L.F. VERISSIMO
Distância
Existe uma coisa chamada silogismo falso. Um pensamento que parece perfeitamente lógico até se revelar que não é. Por exemplo, dois pontos. As Forças Armadas existem para proteger a nação dos seus inimigos. Os maiores inimigos da nação, hoje, são os criminosos bem armados que dominam boa parte do seu território e são uma ameaça constante aos seus cidadãos. Os meios convencionais de combater esses inimigos não funcionam. A criminalidade aumenta, a nação se sente indefesa. A solução? Mandar as Forças Armadas saírem dos quartéis e usarem suas armas para combater o crime. Mobilizar essa força ociosa para que cumpra seu papel de defender a pátria.
O silogismo é falso e perigoso, como se viu na recente experiência carioca. Exército agindo contra o crime não acaba com o crime e corre o risco de corromper o Exército.
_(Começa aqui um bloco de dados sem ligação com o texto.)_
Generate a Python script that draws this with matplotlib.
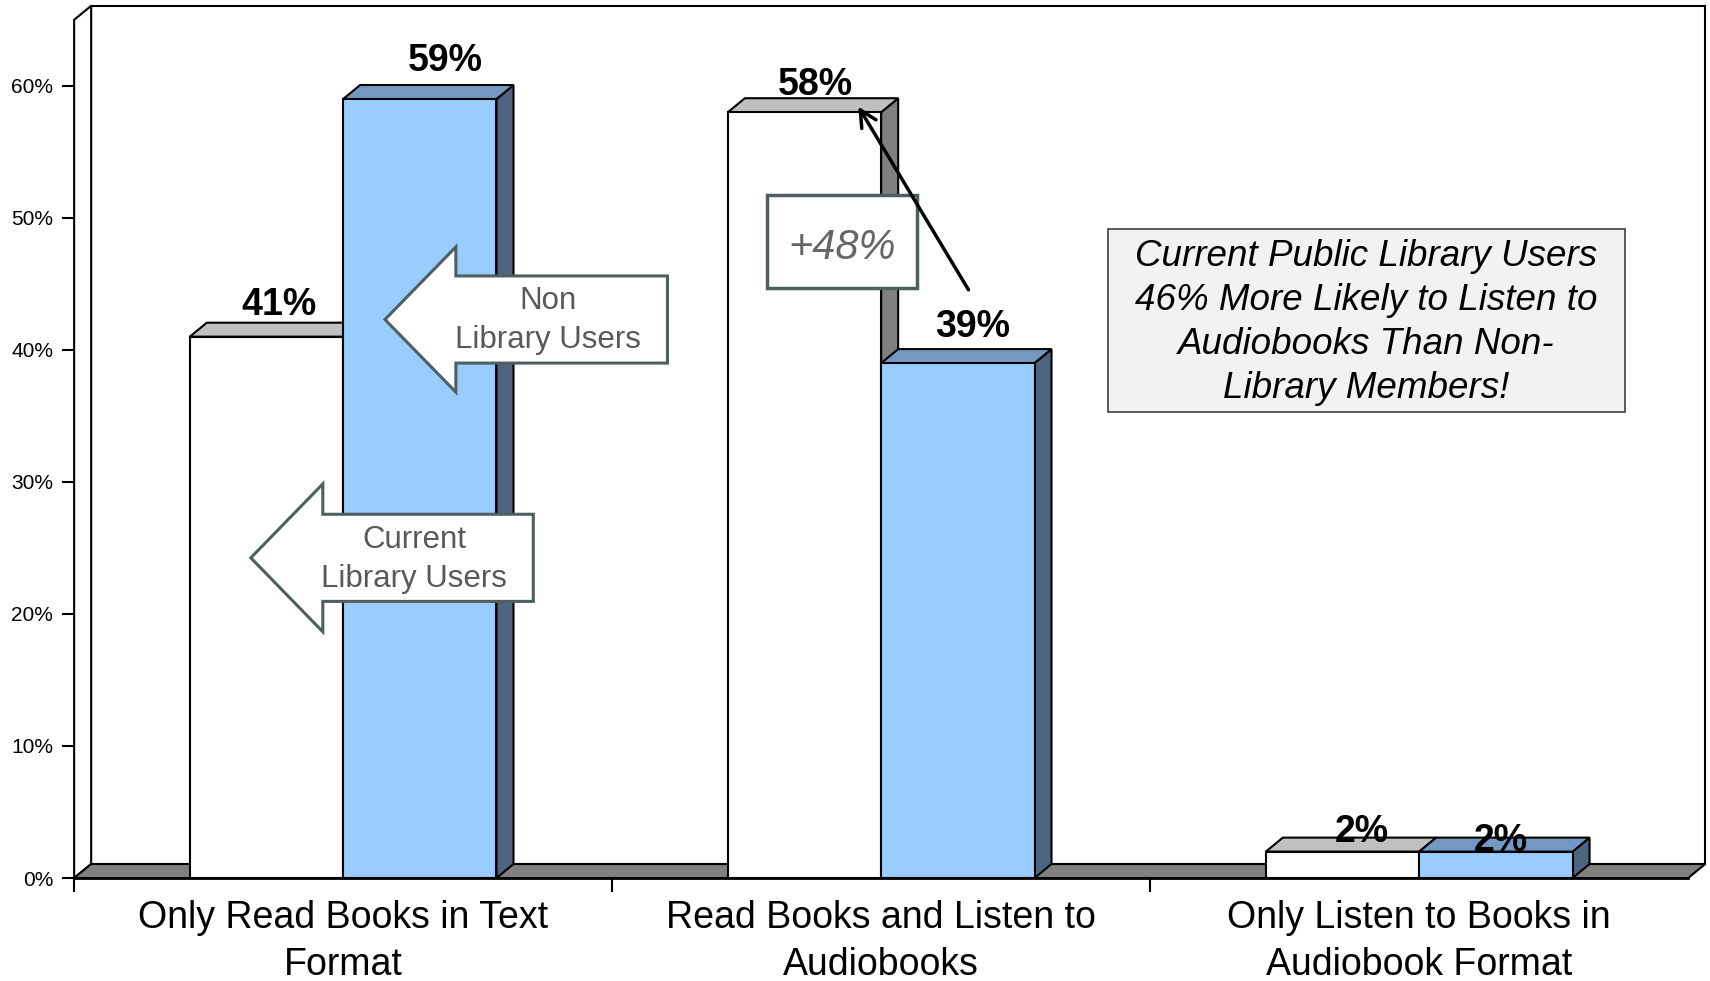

Tropas e tanques na rua para manter a ordem estão a poucos passos de estar na rua para impor exceção e arbítrio. O Brasil é um dos raros países do mundo que não seguiram o exemplo da Roma antiga, onde as legiões eram aquarteladas longe da cidade justamente para prevenir a tentação de usá-las a qualquer pretexto. Isto não as impediu de intervir na vida civil dos romanos, mas sempre contra a oposição de figuras formidáveis como Cícero - pelo menos o Cícero que Shakespeare botou no palco -, para quem a distância das legiões era a primeira condição para a sobrevivência da República.
O fato de os quartéis brasileiros estarem geralmente dentro de perímetros urbanos só aguça a lógica enganosa, pois realça a inutilidade de uma força militar dedicada aos seus rituais internos e à preparação para guerras hipotéticas enquanto na rua em frente, ou no morro atrás, o crime corre solto e o inimigo toma conta. Fica difícil convencer as pessoas de que esse aparente contrassenso é preferível a transformar militar em polícia. Que é melhor para nossa saúde cívica as legiões ficarem longe de Roma, metaforicamente falando.